He was one of the best poets of the second half of the 17th cent. He refers to himself as the family bard of Thomas Mostyn of Gloddaeth and on festive occasions he was certain of a welcome from the Mostyns and from the Wynns of Bodysgallen . He was a master of cynghanedd , an able descriptive writer who was acquainted with the essentials of the old bardic fraternity, and a writer of cywyddau in the manner of the master poets. He learned the four and twenty metres and embodied them in his awdlau ; he also wrote englynion on a variety of subjects and produced lyrics in the ‘free’ measures . His poems display a great variety of subjects and forms.

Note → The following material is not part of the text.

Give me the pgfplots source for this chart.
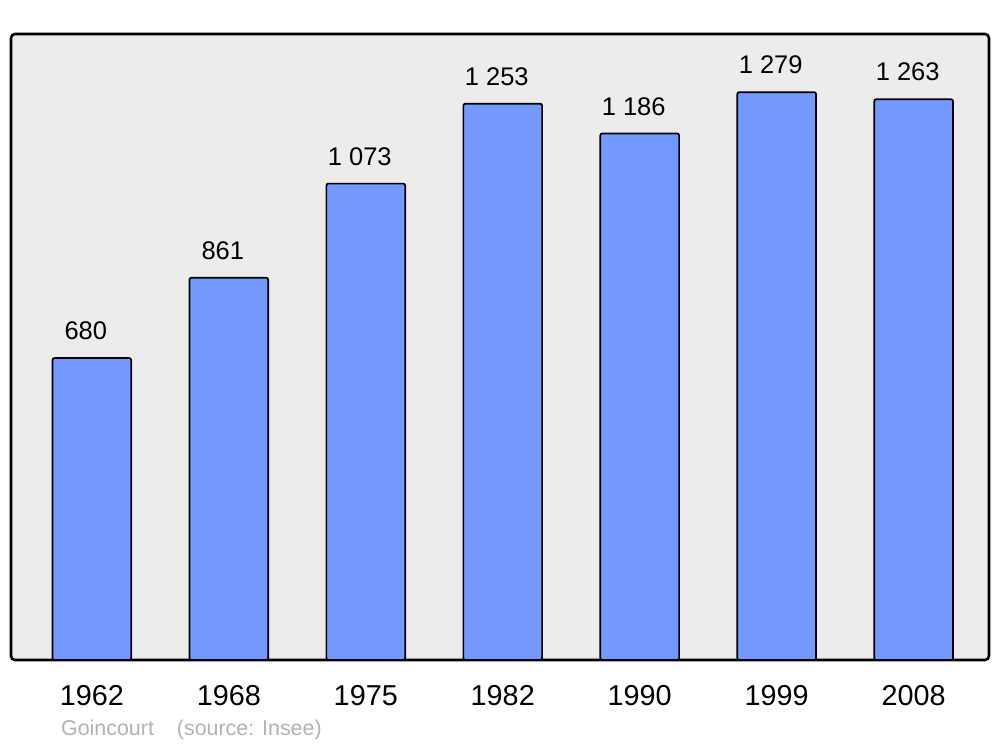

Many of them are in lyric form. Some of his poems (his love lyrics in particular) are simple, delicate, and tender; some are didactic, telling people how they should live, and proffering advice; some tell a story and are full of wit and humour. The metre in which he really delighted was the ‘three beat’ but he did not confine himself to that metre.
At the request, and at the expense, of Margaret Vaughan of Llwydiarth , he translated John Rawlet 's Christian Monitor (12th imp)). This book, Y Rhybuddiwr Christnogawl , ran through five editions: 1689 , 1699 , 1706 , 1789 , and 1805 .
In the Reports on MSS. in the Welsh Language it is suggested that Edward Morris wrote Pen. MS. 200 , Cardiff MS. 137 , Cardiff MS. 1.5 , a page of N.L.W. MS. 434 , and two cywyddau in Cardiff MS. 5.30 . It is difficult to be certain about these for we have nothing which we can definitely identify as Edward Morris 's handwriting, but the various references in Pen. MS. 200 prompt us to accept them as his although we are compelled to doubt that he had anything to do with Cardiff MS. 1.5 . There is an elegy to him on p. 364 of that MS.